The 2012 third-round draft pick was called up to make his NHL debut on Dec. 19 against Carolina, but returned to the AHL after four starts. Murray was recalled for good on Feb. 27, and finished the regular season with a 9-2-1 record, 2.00 goals-against average, .930 save percentage and one shutout.

With No. 1 goaltender Marc-Andre Fleury sidelined with his second concussion of the season at the start of the Stanley Cup Playoffs, the Penguins did not miss a beat with Murray in net.

"[Fleury] got us here, and with his injury, Murray ran with that," Penguins defenseman Ian Cole said. "He was out of his mind. He was unbelievable. You enough can't say enough for how he stepped up, stepped up huge for us. He was a guy we could rely on all through the playoffs."

Murray finished the playoffs with a 15-6 record, 2.08 GAA, .923 save percentage and one shutout. What was most impressive was the way he was able to rebound from poor performances. He was 6-0 with a 1.63 goals-against average and .936 save percentage following a loss this postseason, including an 18-save performance on Sunday.

"There's no secret to it," Murray said. "I just tried compete every time on the ice and that's what I was able to do."

Murray struggled a little in the Eastern Conference Final against the Tampa Bay Lightning and when Penguins coach Mike Sullivan turned to Fleury to start Game 5 of that series, it appeared Murray's run might be over. But Sullivan didn't hesitate to turn back to Murray for Game 6 after Fleury faltered in a 4-3 overtime loss.

With the Penguins facing elimination, Murray demonstrated his mental toughness by making 28 saves in a 5-2 victory.

From there, there was no question that Murray would be the Penguins starter for as far they went.

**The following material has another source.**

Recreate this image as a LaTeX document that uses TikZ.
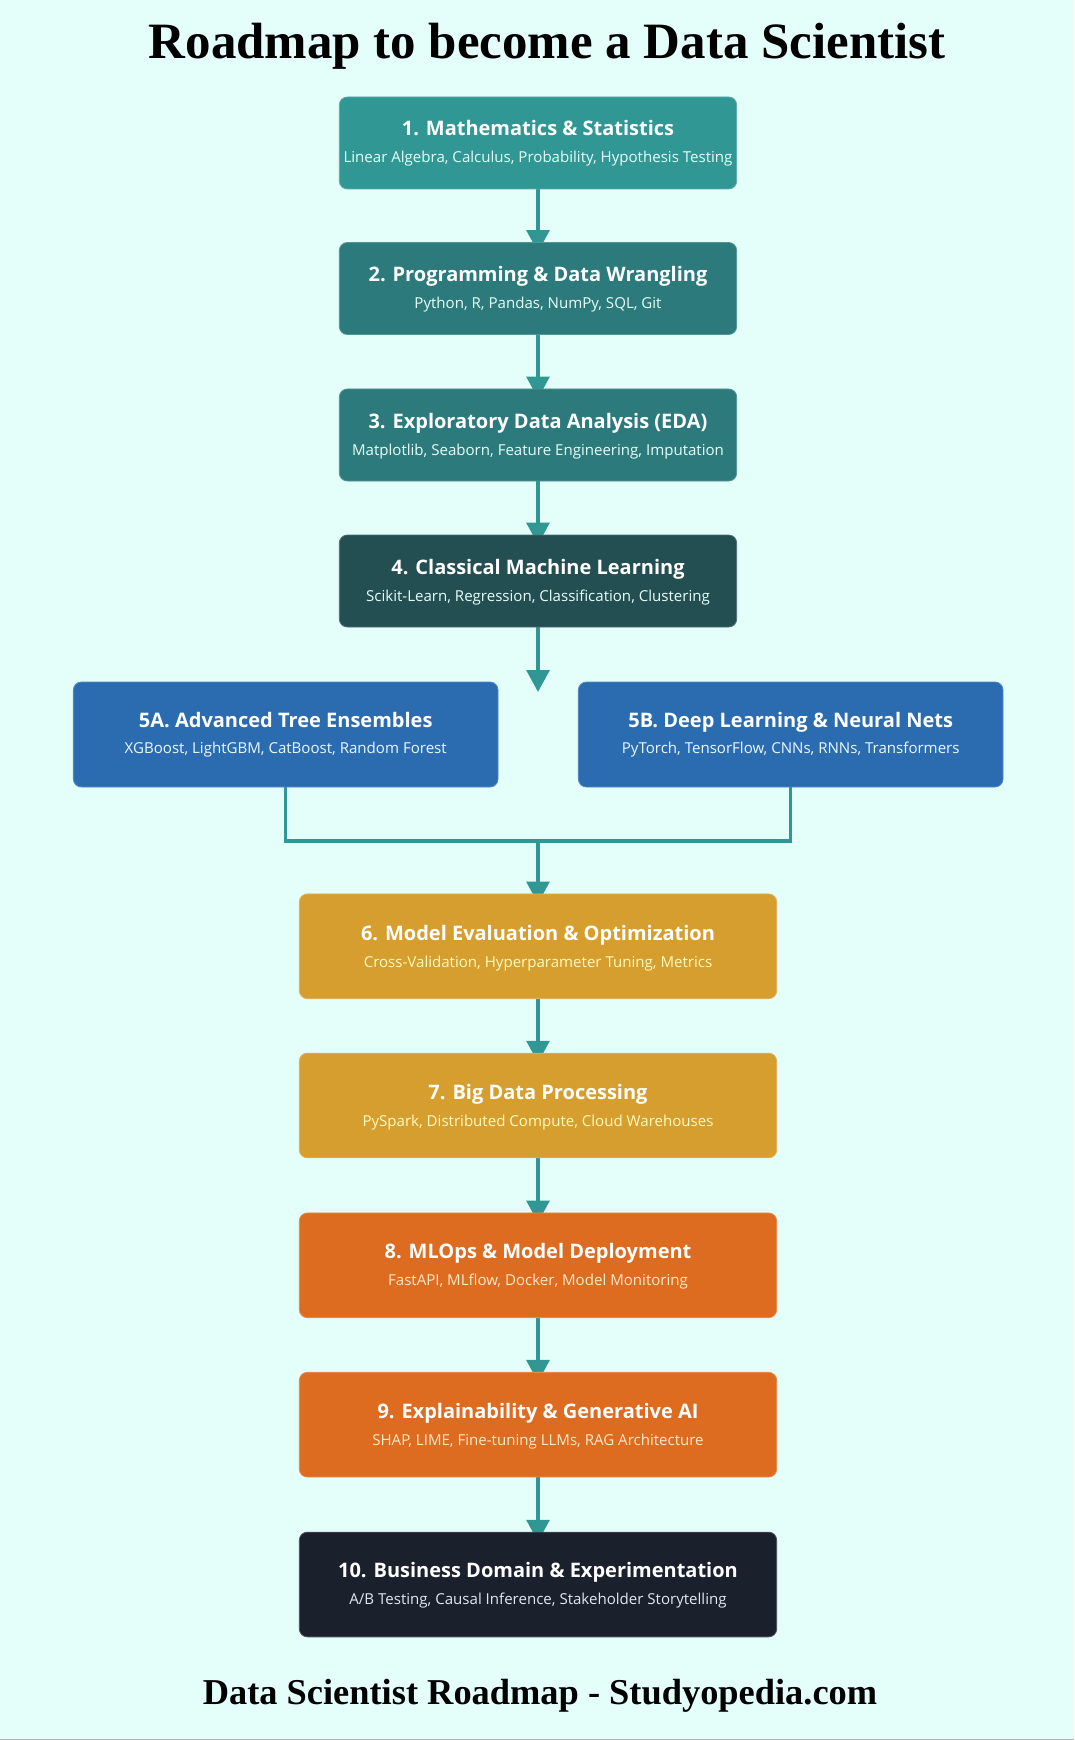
\documentclass[tikz,border=0pt]{standalone}
\usepackage{fontspec}
\setmainfont{Liberation Serif}
\newfontfamily\boxfont{Open Sans}
\usetikzlibrary{arrows.meta,backgrounds}

\definecolor{bgmint}{HTML}{E4FEFA}
\definecolor{tealA}{HTML}{319795}
\definecolor{tealB}{HTML}{2C7A7B}
\definecolor{tealC}{HTML}{234E52}
\definecolor{blueE}{HTML}{2B6CB0}
\definecolor{goldE}{HTML}{D69E2E}
\definecolor{orangeE}{HTML}{DD6B20}
\definecolor{darkE}{HTML}{1A202C}
\definecolor{subteal}{HTML}{E6FFFA}
\definecolor{subblue}{HTML}{EBF8FF}
\definecolor{subgold}{HTML}{FEFCBF}
\definecolor{suborange}{HTML}{FEEBC8}
\definecolor{subgray}{HTML}{E2E8F0}

\tikzset{
  stage/.style={rectangle, rounded corners=6pt, fill=#1, draw=#1!80!white,
    line width=0.6pt, inner sep=0pt},
  narrow/.style={minimum width=298pt, minimum height=69pt},
  wide/.style={minimum width=358pt, minimum height=78.5pt},
  branch/.style={minimum width=318.5pt, minimum height=78.75pt},
  head/.style={font=\boxfont\bfseries\fontsize{15}{18}\selectfont, text=white,
    anchor=base, inner sep=0pt},
  sub/.style={font=\boxfont\fontsize{11.3}{13.5}\selectfont, text=#1,
    anchor=base, inner sep=0pt},
  flow/.style={draw=tealA, line width=3pt, -{Triangle[width=17pt,length=16.5pt]}},
  merge/.style={draw=tealA, line width=2.5pt}
}

\begin{document}
\begin{tikzpicture}[x=0.75pt, y=-0.75pt]
  \useasboundingbox (0,0) rectangle (1074,1740);

  \node[font=\bfseries\fontsize{38.2}{44}\selectfont, anchor=base, inner sep=0pt]
    (title) at (547,59) {Roadmap to become a Data Scientist};

  % main track
  \node[stage=tealA, narrow] (b1) at (538,143) {};
  \node[head] (t1) at (538,136) {1. Mathematics \& Statistics};
  \node[sub=subteal] (s1) at (538,163) {Linear Algebra, Calculus, Probability, Hypothesis Testing};

  \node[stage=tealB, narrow] (b2) at (538,288.5) {};
  \node[head] (t2) at (538,281.5) {2. Programming \& Data Wrangling};
  \node[sub=subteal] (s2) at (538,308.5) {Python, R, Pandas, NumPy, SQL, Git};

  \node[stage=tealB, narrow] (b3) at (538,435) {};
  \node[head] (t3) at (538,428) {3. Exploratory Data Analysis (EDA)};
  \node[sub=subteal] (s3) at (538,455) {Matplotlib, Seaborn, Feature Engineering, Imputation};

  \node[stage=tealC, narrow] (b4) at (538,581) {};
  \node[head] (t4) at (538,574) {4. Classical Machine Learning};
  \node[sub=subteal] (s4) at (538,601) {Scikit-Learn, Regression, Classification, Clustering};

  % the two branches
  \node[stage=blueE, branch] (b5a) at (285.7,734.5) {};
  \node[head] (t5a) at (285.7,727.5) {5A. Advanced Tree Ensembles};
  \node[sub=subblue] (s5a) at (285.7,753.5) {XGBoost, LightGBM, CatBoost, Random Forest};

  \node[stage=blueE, branch] (b5b) at (790.7,734.5) {};
  \node[head] (t5b) at (790.7,727.5) {5B. Deep Learning \& Neural Nets};
  \node[sub=subblue] (s5b) at (790.7,753.5) {PyTorch, TensorFlow, CNNs, RNNs, Transformers};

  \node[stage=goldE, wide] (b6) at (538,946.3) {};
  \node[head] (t6) at (538,940) {6. Model Evaluation \& Optimization};
  \node[sub=subgold] (s6) at (538,967) {Cross-Validation, Hyperparameter Tuning, Metrics};

  \node[stage=goldE, wide] (b7) at (538,1105.5) {};
  \node[head] (t7) at (538,1099) {7. Big Data Processing};
  \node[sub=subgold] (s7) at (538,1126) {PySpark, Distributed Compute, Cloud Warehouses};

  \node[stage=orangeE, wide] (b8) at (538,1265.3) {};
  \node[head] (t8) at (538,1258.5) {8. MLOps \& Model Deployment};
  \node[sub=suborange] (s8) at (538,1285.5) {FastAPI, MLflow, Docker, Model Monitoring};

  \node[stage=orangeE, wide] (b9) at (538,1424.7) {};
  \node[head] (t9) at (538,1418) {9. Explainability \& Generative AI};
  \node[sub=suborange] (s9) at (538,1445) {SHAP, LIME, Fine-tuning LLMs, RAG Architecture};

  \node[stage=darkE, wide] (b10) at (538,1584.5) {};
  \node[head] (t10) at (538,1577.5) {10. Business Domain \& Experimentation};
  \node[sub=subgray] (s10) at (538,1604.5) {A/B Testing, Causal Inference, Stakeholder Storytelling};

  \node[font=\bfseries\fontsize{27.3}{32}\selectfont, anchor=base, inner sep=0pt]
    (foot) at (540,1704) {Data Scientist Roadmap - Studyopedia.com};

  \coordinate (split) at (538,692);
  \coordinate (join) at (538,841);

  \begin{pgfonlayer}{background}
    \fill[bgmint] (0,0) rectangle (1074,1740);
    \draw[gray!60, line width=0.8pt] (0,1739.4) -- (1074,1739.4);

    \draw[flow] (b1.south) -- ([yshift=-7.5pt]b2.north);
    \draw[flow] (b2.south) -- ([yshift=-7.5pt]b3.north);
    \draw[flow] (b3.south) -- ([yshift=-7.5pt]b4.north);
    \draw[flow] (b4.south) -- (split);
    \draw[merge] (b5a.south) |- (join) -| (b5b.south);
    \draw[flow] (join) -- ([yshift=-7.5pt]b6.north);
    \draw[flow] (b6.south) -- ([yshift=-7.5pt]b7.north);
    \draw[flow] (b7.south) -- ([yshift=-7.5pt]b8.north);
    \draw[flow] (b8.south) -- ([yshift=-7.5pt]b9.north);
    \draw[flow] (b9.south) -- ([yshift=-7.5pt]b10.north);
  \end{pgfonlayer}
\end{tikzpicture}
\end{document}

Sullivan stuck by Murray after he allowed three goals on San Jose's first five shots in a 4-2 loss in Game 5 of the Cup Final on Thursday and was rewarded with a championship on Sunday.

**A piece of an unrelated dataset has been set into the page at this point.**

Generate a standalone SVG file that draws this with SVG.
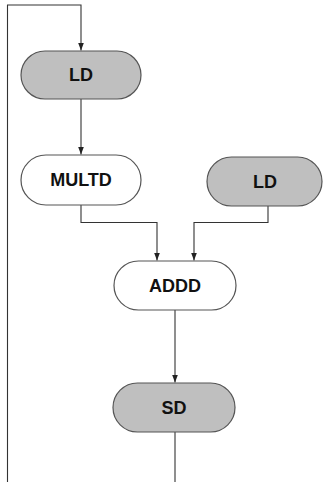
<svg xmlns="http://www.w3.org/2000/svg" width="324" height="482" viewBox="0 0 324 482">
  <defs>
    <marker id="arrow" viewBox="0 0 8 6" refX="8" refY="3" markerWidth="8" markerHeight="6" markerUnits="userSpaceOnUse" orient="auto">
      <path d="M0,0 L8,3 L0,6 Z" fill="#222"/>
    </marker>
    <style>
      .pill { stroke: #555; stroke-width: 1.2; }
      .gray { fill: #bfbfbf; }
      .white { fill: #ffffff; }
      .label { font-family: "Liberation Sans", Arial, sans-serif; font-weight: bold; font-size: 18px; fill: #111; text-anchor: middle; dominant-baseline: central; }
      .wire { fill: none; stroke: #333; stroke-width: 1.1; }
    </style>
  </defs>
  <rect width="324" height="482" fill="#ffffff"/>

  <g id="connectors">
    <!-- loop-back from the bottom into the first load -->
    <path class="wire" d="M7.5,482 V5 H81 V50.5" marker-end="url(#arrow)"/>
    <!-- LD to MULTD -->
    <path class="wire" d="M81,99 V154.5" marker-end="url(#arrow)"/>
    <!-- MULTD to ADDD -->
    <path class="wire" d="M81,205 V222.5 H157 V260.5" marker-end="url(#arrow)"/>
    <!-- second LD to ADDD -->
    <path class="wire" d="M268,206 V222.5 H194 V260.5" marker-end="url(#arrow)"/>
    <!-- ADDD to SD -->
    <path class="wire" d="M175,310 V382.5" marker-end="url(#arrow)"/>
    <!-- SD onward -->
    <path class="wire" d="M175,432 V482"/>
  </g>

  <g id="ld1">
    <rect class="pill gray" x="21" y="51" width="120" height="48" rx="24" ry="24"/>
    <text class="label" x="81" y="75">LD</text>
  </g>

  <g id="multd">
    <rect class="pill white" x="21" y="155" width="120" height="50" rx="25" ry="25"/>
    <text class="label" x="81" y="180">MULTD</text>
  </g>

  <g id="ld2">
    <rect class="pill gray" x="207" y="157" width="115" height="49" rx="24.5" ry="24.5"/>
    <text class="label" x="265" y="181.5">LD</text>
  </g>

  <g id="addd">
    <rect class="pill white" x="114" y="261" width="122" height="49" rx="24.5" ry="24.5"/>
    <text class="label" x="175" y="285.5">ADDD</text>
  </g>

  <g id="sd">
    <rect class="pill gray" x="113" y="383" width="122" height="49" rx="24.5" ry="24.5"/>
    <text class="label" x="174" y="407.5">SD</text>
  </g>
</svg>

"One of the things I really love about him is his makeup because I think of all the positions in the game that's the one you need it the most," Sullivan said of Murray. "You're the last line of defense and you let in a goal that, hey, maybe everybody thinks you should have had. A lot of young players it affects and rattles their confidence. Matt has a demeanor about him that he doesn't let it affect his next save.

"He's able to just stay in the moment and try to make that next save. It usually takes players years to acquire that type of maturity and he has it at such a young age. It's impressive."

Murray wasn't tested often in Game 6, but was sharp when he had to be, particularly in the second period when he stopped 12 of 13 shots. He was mostly a spectator in the third period when the Penguins limited the Sharks to two shots on goal.

But, with the Stanley Cup on the line and the Penguins clinging to a 2-1 lead, the third period was still "nerve racking" for Murray until Patric Hornqvist's empty-net goal with 1:02 remaining.

"It's not easy," Murray said. "Our team gave up [two] shots the whole third period, so what an effort by our team. We had some great blocks and a great empty netter there to seal the deal."